Your objective: Only lines holding the word "chart" should be copied from the material.
= = = = = = =
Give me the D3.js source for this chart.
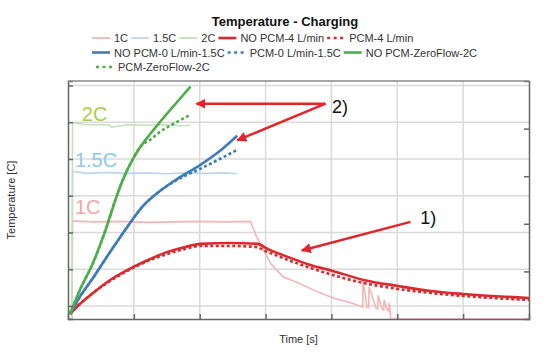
<!DOCTYPE html>
<html>
<head>
<meta charset="utf-8">
<script src="https://cdn.jsdelivr.net/npm/d3@7"></script>
<style>
  body { margin: 0; background: #fff; }
  svg { font-family: "Liberation Sans", Arial, sans-serif; }
</style>
</head>
<body>
<svg id="chart" width="548" height="352"></svg>
<script>
// time [s] / temperature [C] for the main curves
const redSolidT = [30, 180, 380, 640, 990, 1250, 1510, 1780, 2010, 2470, 2880, 3030, 3380, 3680, 4020, 4490, 5010, 5510, 6010, 7000];
const redSolidV = [23.91, 25.27, 26.77, 28.54, 30.31, 31.40, 32.36, 33.04, 33.45, 33.58, 33.45, 32.77, 31.54, 30.59, 29.77, 28.54, 27.72, 27.04, 26.63, 26.09];
const redDotT = [30, 180, 380, 640, 990, 1250, 1510, 1780, 2010, 2470, 2840, 3030, 3380, 3680, 4020, 4490, 5010, 5510, 6010, 7000];
const redDotV = [23.91, 25.27, 26.77, 28.41, 30.18, 31.27, 32.08, 32.77, 33.17, 33.17, 33.04, 32.36, 31.13, 30.18, 29.22, 28.13, 27.32, 26.77, 26.36, 25.82];

const blueSolidT = [30, 150, 380, 640, 900, 1140, 1400, 1660, 2010, 2310, 2570];
const blueSolidV = [23.91, 25.82, 28.81, 32.36, 35.76, 38.62, 40.67, 42.30, 44.21, 46.12, 48.16];
const blueDotT = [30, 150, 380, 640, 900, 1140, 1400, 1660, 2010, 2310, 2570];
const blueDotV = [23.91, 25.82, 28.81, 32.36, 35.76, 38.62, 40.67, 42.17, 43.67, 45.03, 46.25];

const greenSolidT = [30, 180, 380, 560, 720, 820, 970, 1100, 1250, 1400, 1660, 1860];
const greenSolidV = [23.91, 27.18, 30.86, 35.08, 39.44, 41.89, 44.75, 46.66, 48.43, 50.07, 52.79, 54.84];
const greenDotT = [30, 180, 380, 560, 720, 820, 970, 1100, 1250, 1400, 1660, 1860];
const greenDotV = [23.91, 27.18, 30.86, 35.08, 39.44, 41.89, 44.75, 46.66, 47.62, 48.71, 50.07, 51.02];

// charging current [A] (right axis)
const c1T = [0, 60, 70, 400, 800, 1200, 1600, 2000, 2400, 2770, 2860, 2950, 3080, 3270, 3490, 3790, 4030, 4290, 4440, 4474, 4480, 4540, 4566, 4572, 4680, 4703, 4710, 4770, 4794, 4800, 4850, 4870, 4880, 4900, 7000];
const c1V = [0, 0, 2.06, 2.04, 2.05, 2.03, 2.04, 2.05, 2.04, 2.05, 1.74, 1.49, 1.16, 0.88, 0.76, 0.57, 0.44, 0.34, 0.27, 0.25, 0.80, 0.25, 0.24, 0.67, 0.22, 0.21, 0.50, 0.20, 0.19, 0.40, 0.18, 0.17, 0.34, 0, 0];
const c15T = [0, 60, 70, 300, 600, 900, 1200, 1500, 1800, 2100, 2400, 2570];
const c15V = [0, 0, 3.10, 3.06, 3.08, 3.06, 3.07, 3.05, 3.07, 3.06, 3.07, 3.05];
const c2T = [0, 60, 70, 300, 620, 660, 900, 1200, 1500, 1700, 1860];
const c2V = [0, 0, 4.12, 4.08, 4.08, 4.03, 4.08, 4.07, 4.08, 4.06, 4.07];

const xTicks = [1000, 2000, 3000, 4000, 5000, 6000];
const yTicks = [25, 30, 35, 40, 45, 50, 55];
const y2Ticks = [1, 2, 3, 4];

const legendRows = [
  ["1C", "1.5C", "2C", "NO PCM-4 L/min", "PCM-4 L/min"],
  ["NO PCM-0 L/min-1.5C", "PCM-0 L/min-1.5C", "NO PCM-ZeroFlow-2C"],
  ["PCM-ZeroFlow-2C"]
];

const red = "#db2a2e", blue = "#3d7cb8", green = "#4fae4b";
const styles = {
  "1C": {color: "#f3b6b6", width: 1.6, dash: null},
  "1.5C": {color: "#bcd7ec", width: 1.6, dash: null},
  "2C": {color: "#c3e2b9", width: 1.6, dash: null},
  "NO PCM-4 L/min": {color: red, width: 2.6, dash: null},
  "PCM-4 L/min": {color: red, width: 2.6, dash: "3,2.5"},
  "NO PCM-0 L/min-1.5C": {color: blue, width: 2.6, dash: null},
  "PCM-0 L/min-1.5C": {color: blue, width: 2.6, dash: "3,2.5"},
  "NO PCM-ZeroFlow-2C": {color: green, width: 2.6, dash: null},
  "PCM-ZeroFlow-2C": {color: green, width: 2.6, dash: "3,2.5"}
};

const svg = d3.select("#chart");
const margin = {top: 81, right: 19, bottom: 33, left: 68};
const width = 548 - margin.left - margin.right;
const height = 352 - margin.top - margin.bottom;

const x = d3.scaleLinear().domain([0, 7000]).range([0, width]);
const y = d3.scaleLinear().domain([23.23, 55.61]).range([height, 0]);
const y2 = d3.scaleLinear().domain([0, 5]).range([height, 0]);

const g = svg.append("g").attr("transform", `translate(${margin.left},${margin.top})`);

// grid
g.append("g").selectAll("line").data(xTicks).enter().append("line")
  .attr("x1", d => x(d)).attr("x2", d => x(d)).attr("y1", 0).attr("y2", height)
  .attr("stroke", "#dadada").attr("stroke-width", 1.5);
g.append("g").selectAll("line").data(yTicks).enter().append("line")
  .attr("y1", d => y(d)).attr("y2", d => y(d)).attr("x1", 0).attr("x2", width)
  .attr("stroke", "#dadada").attr("stroke-width", 1.5);

const zip = (ts, vs) => ts.map((t, i) => ({t: t, v: vs[i]}));
const lineT = d3.line().x(d => x(d.t)).y(d => y(d.v)).curve(d3.curveMonotoneX);
const lineC = d3.line().x(d => x(d.t)).y(d => y2(d.v));

const series = [
  {name: "1C", data: zip(c1T, c1V), gen: lineC},
  {name: "1.5C", data: zip(c15T, c15V), gen: lineC},
  {name: "2C", data: zip(c2T, c2V), gen: lineC},
  {name: "NO PCM-4 L/min", data: zip(redSolidT, redSolidV), gen: lineT},
  {name: "PCM-4 L/min", data: zip(redDotT, redDotV), gen: lineT},
  {name: "NO PCM-0 L/min-1.5C", data: zip(blueSolidT, blueSolidV), gen: lineT},
  {name: "PCM-0 L/min-1.5C", data: zip(blueDotT, blueDotV), gen: lineT},
  {name: "NO PCM-ZeroFlow-2C", data: zip(greenSolidT, greenSolidV), gen: lineT},
  {name: "PCM-ZeroFlow-2C", data: zip(greenDotT, greenDotV), gen: lineT}
];

series.forEach(s => {
  const st = styles[s.name];
  g.append("path")
    .datum(s.data)
    .attr("d", s.gen)
    .attr("fill", "none")
    .attr("stroke", st.color)
    .attr("stroke-width", st.width)
    .attr("stroke-dasharray", st.dash);
});

// axes: inward ticks, no labels
g.append("g").attr("transform", `translate(0,${height})`)
  .call(d3.axisBottom(x).tickValues(xTicks).tickSize(-5).tickFormat(""))
  .call(a => a.selectAll("line,path").attr("stroke", "#666").attr("stroke-width", 1.5));
g.append("g")
  .call(d3.axisLeft(y).tickValues(yTicks).tickSize(-5).tickFormat(""))
  .call(a => a.selectAll("line,path").attr("stroke", "#666").attr("stroke-width", 1.5));
g.append("g").attr("transform", `translate(${width},0)`)
  .call(d3.axisRight(y2).tickValues(y2Ticks).tickSize(-5).tickFormat(""))
  .call(a => a.selectAll("line,path").attr("stroke", "#666").attr("stroke-width", 1.5));
g.append("line").attr("x1", 0).attr("x2", width).attr("y1", 0).attr("y2", 0)
  .attr("stroke", "#888").attr("stroke-width", 1.5);

// C-rate labels
const rateLabels = [
  {text: "2C", t: 210, v: 4.17, color: "#a6cf45"},
  {text: "1.5C", t: 105, v: 3.19, color: "#8dcbe5"},
  {text: "1C", t: 105, v: 2.20, color: "#f5a5a5"}
];
g.selectAll(".rate").data(rateLabels).enter().append("text")
  .attr("x", d => x(d.t)).attr("y", d => y2(d.v))
  .attr("fill", d => d.color).attr("font-size", 20)
  .text(d => d.text);

// annotations
const arrows = [
  {t0: 3910, v0: 52.52, t1: 1950, v1: 52.52},
  {t0: 3910, v0: 52.52, t1: 2570, v1: 47.55},
  {t0: 5200, v0: 36.44, t1: 3550, v1: 32.56}
];
svg.append("defs").append("marker")
  .attr("id", "head").attr("viewBox", "0 0 10 10").attr("refX", 9).attr("refY", 5)
  .attr("markerWidth", 4).attr("markerHeight", 4).attr("orient", "auto")
  .append("path").attr("d", "M0,0L10,5L0,10Z").attr("fill", "#e3242b");
g.selectAll(".arrow").data(arrows).enter().append("line")
  .attr("x1", d => x(d.t0)).attr("y1", d => y(d.v0))
  .attr("x2", d => x(d.t1)).attr("y2", d => y(d.v1))
  .attr("stroke", "#e3242b").attr("stroke-width", 2.5)
  .attr("marker-end", "url(#head)");
const notes = [
  {text: "2)", t: 4010, v: 51.3},
  {text: "1)", t: 5350, v: 36.1}
];
g.selectAll(".note").data(notes).enter().append("text")
  .attr("x", d => x(d.t)).attr("y", d => y(d.v))
  .attr("font-size", 18).attr("fill", "#111").text(d => d.text);

// title and axis labels
svg.append("text").attr("x", 285).attr("y", 26).attr("text-anchor", "middle")
  .attr("font-size", 13).attr("font-weight", "bold").attr("fill", "#111")
  .text("Temperature - Charging");
svg.append("text").attr("x", margin.left + width / 2).attr("y", 343)
  .attr("text-anchor", "middle").attr("font-size", 11).attr("fill", "#333")
  .text("Time [s]");
svg.append("text")
  .attr("transform", `translate(15,${margin.top + height / 2}) rotate(-90)`)
  .attr("text-anchor", "middle").attr("font-size", 11).attr("fill", "#333")
  .text("Temperature [C]");

// legend
const rowStart = [92, 92, 96];
const legend = svg.append("g");
legendRows.forEach((row, r) => {
  let cx = rowStart[r];
  const cy = 42 + r * 14.5;
  row.forEach(name => {
    const st = styles[name];
    legend.append("line")
      .attr("x1", cx).attr("x2", cx + 18).attr("y1", cy - 4).attr("y2", cy - 4)
      .attr("stroke", st.color).attr("stroke-width", st.dash ? 2.6 : (st.width > 2 ? 2.6 : 1.8))
      .attr("stroke-dasharray", st.dash ? "3,3.5" : null);
    const txt = legend.append("text")
      .attr("x", cx + 22).attr("y", cy)
      .attr("font-size", 11).attr("fill", "#333").text(name);
    cx += 22 + txt.node().getComputedTextLength() + 3;
  });
});
</script>
</body>
</html>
= = = = = = =
Response below:
Give me the D3.js source for this chart.
<svg id="chart" width="548" height="352"></svg>
const svg = d3.select("#chart");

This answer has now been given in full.